En noviembre de 2017, fueron juzgados doce de los trece componentes del colectivo de raperos La Insurgencia. Uno de ellos se libró por ser menor de edad; el resto tienen entre 20 y 31 años. Se les condenó a dos años y un día de prisión, ocho de inhabilitación y 4.800 euros de multa por enaltecimiento del terrorismo. La acusación se sostuvo sobre frases aisladas de sus canciones y en el “riesgo abstracto” de que sus oyentes puedan cometer un atentado.
Anterior a la instauración de la Ley de Seguridad Ciudadana es el caso del ilerdense Pablo Rivadulla Duró, de 29 años, artísticamente conocido como Pablo Hasél. En 2014 fue condenado a dos años de prisión por enaltecimiento del terrorismo por las letras de sus canciones, a lo que se acaban de sumar, en marzo de 2018, otros dos años y un día y 24.300 euros de multa por enaltecimiento del terrorismo e injurias a la Corona e instituciones por sus comentarios e insultos en las redes sociales.

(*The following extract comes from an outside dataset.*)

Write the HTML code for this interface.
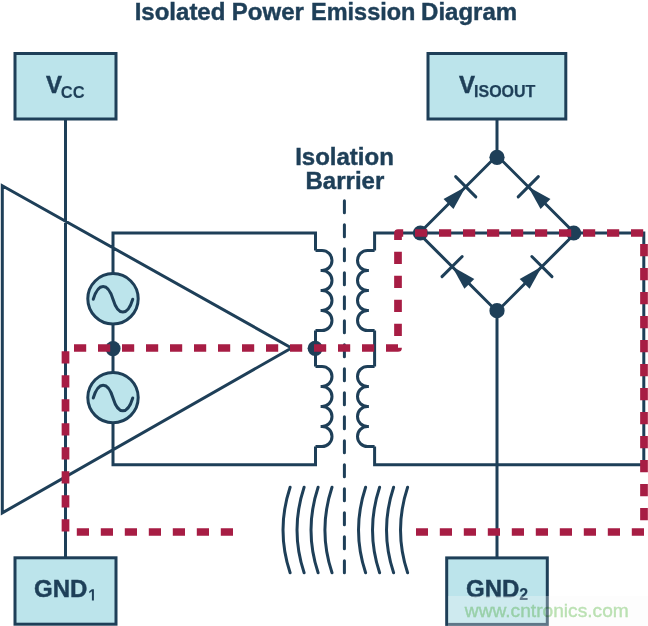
<!DOCTYPE html>
<html><head><meta charset="utf-8"><style>html,body{margin:0;padding:0;background:#fff;}svg{display:block;will-change:transform;}</style></head>
<body><svg width="648" height="626" viewBox="0 0 648 626">
<rect x="0" y="0" width="648" height="626" fill="#ffffff"/>
<path d="M65.5,119 L65.5,558 M2.3,185.7 L291.5,348 L2.3,512.9 Z M113,273.6 L113,233 L315.5,233 L315.5,250.5 M315.5,250.5 L322,250.5 A10,10 0 0 1 322,270.5 L320.6,270.5 L322,270.5 A10,10 0 0 1 322,290.5 L320.6,290.5 L322,290.5 A10,10 0 0 1 322,310.5 L320.6,310.5 L322,310.5 A10,10 0 0 1 322,330.5 L315.5,330.5 M315.5,330.5 L315.5,366.5 M315.5,366.5 L322,366.5 A10,10 0 0 1 322,386.5 L320.6,386.5 L322,386.5 A10,10 0 0 1 322,406.5 L320.6,406.5 L322,406.5 A10,10 0 0 1 322,426.5 L320.6,426.5 L322,426.5 A10,10 0 0 1 322,446.5 L315.5,446.5 M315.5,446.5 L315.5,464.7 L113,464.7 L113,422.8 M113,324.0 L113,372.40000000000003 M374.6,250.5 L374.6,233 L643.8,233 L643.8,464.7 L374.6,464.7 L374.6,446.5 M374.6,250.5 L367.5,250.5 A10,10 0 0 0 367.5,270.5 L368.9,270.5 L367.5,270.5 A10,10 0 0 0 367.5,290.5 L368.9,290.5 L367.5,290.5 A10,10 0 0 0 367.5,310.5 L368.9,310.5 L367.5,310.5 A10,10 0 0 0 367.5,330.5 L374.6,330.5 M374.6,330.5 L374.6,366.5 M374.6,366.5 L367.5,366.5 A10,10 0 0 0 367.5,386.5 L368.9,386.5 L367.5,386.5 A10,10 0 0 0 367.5,406.5 L368.9,406.5 L367.5,406.5 A10,10 0 0 0 367.5,426.5 L368.9,426.5 L367.5,426.5 A10,10 0 0 0 367.5,446.5 L374.6,446.5 M497,119 L497,157.3 M497,310.7 L497,558 M419,233.5 L497,155.5 L575,233.5 L497,311.5 Z" fill="none" stroke="#1e3f58" stroke-width="3" stroke-linejoin="miter"/>
<rect x="15.0" y="53.5" width="101.0" height="65.5" fill="#bce4eb" stroke="#1e3f58" stroke-width="3"/>
<rect x="428.0" y="53.5" width="137.79999999999995" height="65.5" fill="#bce4eb" stroke="#1e3f58" stroke-width="3"/>
<rect x="15.0" y="557.8" width="101.0" height="66.40000000000009" fill="#bce4eb" stroke="#1e3f58" stroke-width="3"/>
<rect x="446.7" y="557.9" width="100.59999999999997" height="66.5" fill="#bce4eb" stroke="#1e3f58" stroke-width="3"/>
<circle cx="113" cy="298.8" r="25.2" fill="#bce4eb" stroke="#1e3f58" stroke-width="3"/>
<path d="M93.25,299.20 C98.39,282.13 107.86,282.13 113.00,299.20 C118.14,316.27 127.61,316.27 132.75,299.20" fill="none" stroke="#1e3f58" stroke-width="3" stroke-linecap="round" stroke-linejoin="round"/>
<circle cx="113" cy="397.6" r="25.2" fill="#bce4eb" stroke="#1e3f58" stroke-width="3"/>
<path d="M93.25,398.00 C98.39,380.93 107.86,380.93 113.00,398.00 C118.14,415.07 127.61,415.07 132.75,398.00" fill="none" stroke="#1e3f58" stroke-width="3" stroke-linecap="round" stroke-linejoin="round"/>
<polygon points="465.74,186.76 453.44,208.96 443.54,199.06" fill="#1e3f58"/><line x1="475.82" y1="196.84" x2="455.66" y2="176.68" stroke="#1e3f58" stroke-width="3" stroke-linecap="round"/>
<polygon points="528.26,186.76 550.46,199.06 540.56,208.96" fill="#1e3f58"/><line x1="538.34" y1="176.68" x2="518.18" y2="196.84" stroke="#1e3f58" stroke-width="3" stroke-linecap="round"/>
<polygon points="452.10,266.60 474.30,278.90 464.40,288.80" fill="#1e3f58"/><line x1="462.17" y1="256.52" x2="442.02" y2="276.67" stroke="#1e3f58" stroke-width="3" stroke-linecap="round"/>
<polygon points="541.90,266.60 529.60,288.80 519.70,278.90" fill="#1e3f58"/><line x1="551.98" y1="276.67" x2="531.83" y2="256.52" stroke="#1e3f58" stroke-width="3" stroke-linecap="round"/>
<path d="M344.4,200.8 L344.4,572.8" stroke="#1e3f58" stroke-width="3" stroke-dasharray="12 12" stroke-linecap="round" fill="none"/>
<path d="M290.1,487.2 A136.19,136.19 0 0 0 290.1,572.8" fill="none" stroke="#1e3f58" stroke-width="3" stroke-linecap="round"/>
<path d="M304.1,487.2 A136.19,136.19 0 0 0 304.1,572.8" fill="none" stroke="#1e3f58" stroke-width="3" stroke-linecap="round"/>
<path d="M318.1,487.2 A136.19,136.19 0 0 0 318.1,572.8" fill="none" stroke="#1e3f58" stroke-width="3" stroke-linecap="round"/>
<path d="M332.0,487.2 A136.19,136.19 0 0 0 332.0,572.8" fill="none" stroke="#1e3f58" stroke-width="3" stroke-linecap="round"/>
<path d="M365.6,487.2 A136.19,136.19 0 0 0 365.6,572.8" fill="none" stroke="#1e3f58" stroke-width="3" stroke-linecap="round"/>
<path d="M379.6,487.2 A136.19,136.19 0 0 0 379.6,572.8" fill="none" stroke="#1e3f58" stroke-width="3" stroke-linecap="round"/>
<path d="M393.6,487.2 A136.19,136.19 0 0 0 393.6,572.8" fill="none" stroke="#1e3f58" stroke-width="3" stroke-linecap="round"/>
<path d="M407.6,487.2 A136.19,136.19 0 0 0 407.6,572.8" fill="none" stroke="#1e3f58" stroke-width="3" stroke-linecap="round"/>
<circle cx="113" cy="348.6" r="7.6" fill="#1e3f58"/>
<circle cx="497" cy="157.3" r="7.6" fill="#1e3f58"/>
<circle cx="497" cy="310.7" r="7.6" fill="#1e3f58"/>
<circle cx="573.7" cy="233" r="7.6" fill="#1e3f58"/>
<circle cx="315.2" cy="348.3" r="7.6" fill="#1e3f58"/>
<circle cx="420.4" cy="233" r="7.6" fill="#1e3f58"/>
<path d="M233,532 L65.5,532 L65.5,348 L398,348 L398,233 L644,233 L644,532 L416,532" fill="none" stroke="#a71d44" stroke-width="7.7" stroke-dasharray="12.2 11.8" stroke-linejoin="round"/>
<text x="134.7" y="20.1" font-family="Liberation Sans, sans-serif" font-weight="bold" stroke="#1e3f58" stroke-width="0.45" font-size="24" fill="#1e3f58">Isolated</text>
<text x="231.8" y="20.1" font-family="Liberation Sans, sans-serif" font-weight="bold" stroke="#1e3f58" stroke-width="0.45" font-size="24" fill="#1e3f58">Power</text>
<text x="311.1" y="20.1" font-family="Liberation Sans, sans-serif" font-weight="bold" stroke="#1e3f58" stroke-width="0.45" font-size="24" fill="#1e3f58" textLength="104.3" lengthAdjust="spacingAndGlyphs">Emission</text>
<text x="421.1" y="20.1" font-family="Liberation Sans, sans-serif" font-weight="bold" stroke="#1e3f58" stroke-width="0.45" font-size="24" fill="#1e3f58">Diagram</text>
<text x="344.5" y="164.7" font-family="Liberation Sans, sans-serif" font-weight="bold" stroke="#1e3f58" stroke-width="0.45" font-size="24" fill="#1e3f58" text-anchor="middle">Isolation</text>
<text x="344.9" y="188.8" font-family="Liberation Sans, sans-serif" font-weight="bold" stroke="#1e3f58" stroke-width="0.45" font-size="24" fill="#1e3f58" text-anchor="middle">Barrier</text>
<text x="46" y="93.2" font-family="Liberation Sans, sans-serif" font-weight="bold" stroke="#1e3f58" stroke-width="0.45" font-size="24" fill="#1e3f58">V<tspan font-size="16.5" dx="-1.2" dy="4.4" stroke-width="0.1">CC</tspan></text>
<text x="459" y="93.3" font-family="Liberation Sans, sans-serif" font-weight="bold" stroke="#1e3f58" stroke-width="0.45" font-size="24" fill="#1e3f58">V<tspan font-size="16" dx="-1" dy="4" stroke-width="0.25">ISOOUT</tspan></text>
<text x="34" y="596.5" font-family="Liberation Sans, sans-serif" font-weight="bold" stroke="#1e3f58" stroke-width="0.45" font-size="24" fill="#1e3f58">GND</text>
<polygon points="91.9,589.2 93.9,589.2 93.9,600.4 91.9,600.4 91.9,591.3 89.3,593.2 89.3,591.2" fill="#1e3f58"/>
<text x="466" y="596.5" font-family="Liberation Sans, sans-serif" font-weight="bold" stroke="#1e3f58" stroke-width="0.45" font-size="24" fill="#1e3f58">GND<tspan font-size="16" dy="3.5" stroke-width="0.1">2</tspan></text>
<rect x="448" y="596" width="200" height="30" fill="#f8f8f8" fill-opacity="0.3"/>
<text x="464.8" y="617.4" font-family="Liberation Sans, sans-serif" font-size="18.4" textLength="164" lengthAdjust="spacingAndGlyphs" fill="#bde3b5" stroke="#bde3b5" stroke-width="0.35" style="mix-blend-mode:multiply">www.cntronics.com</text>
</svg></body></html>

Otro caso sintomático, mencionado por Amnistía Internacional en su informe, es el de Álex García, cineasta de 23 años, que abrió un canal de YouTube llamado Resistencia Films en 2013. Cuatro años más tarde, en julio de 2017, la policía le entregó una citación judicial y él tuvo acceso a un informe policial de mil páginas en el que se enumeraban todos los vídeos del canal, fotografías, transcripciones de audio y las biografías de algunas de las personas entrevistadas. García fue acusado de enaltecimiento del terrorismo y también puede ser condenado a dos años de prisión, más nueve años de inhabilitación y una multa de 2.000 euros.
Pero hay que ir más allá del tema jurídico, por muy alarmante y disparatado que ya sea por sí solo. El clima represivo sobre la palabra, el pensamiento y la opinión corre un importante peligro de normalización a nivel social y laboral. Ya forma parte de nuestra cotidianidad, tal como anticipaban Los Punsetes en su canción “Dos policías” (2008): “Dos policías en el ambiente / dos policías dentro de tu mente / dos policías en tu respiración / dos para partirte el corazón”. A los casos narrados anteriormente, hay que añadir todos los de artistas censurados de modos más o menos sutiles. El más notorio ha sido el de Santiago Sierra, cuya instalación “Presos políticos en la España contemporánea” fue retirada de la última edición de ARCO a petición de la entidad organizadora, Ifema. Es la primera vez en los treinta y seis años de vida de la feria de arte madrileña en que una obra era retirada debido a su contenido. Pero... ¿cuántos más casos de músicos no radiados, no programados por ayuntamientos, promotores y festivales habrá que desconozcamos? ¿Cómo medir la autocensura que todos los ciudadanos nos estamos imponiendo a la hora de evitarnos problemas? ¿Cómo cuantificar la interiorización del miedo?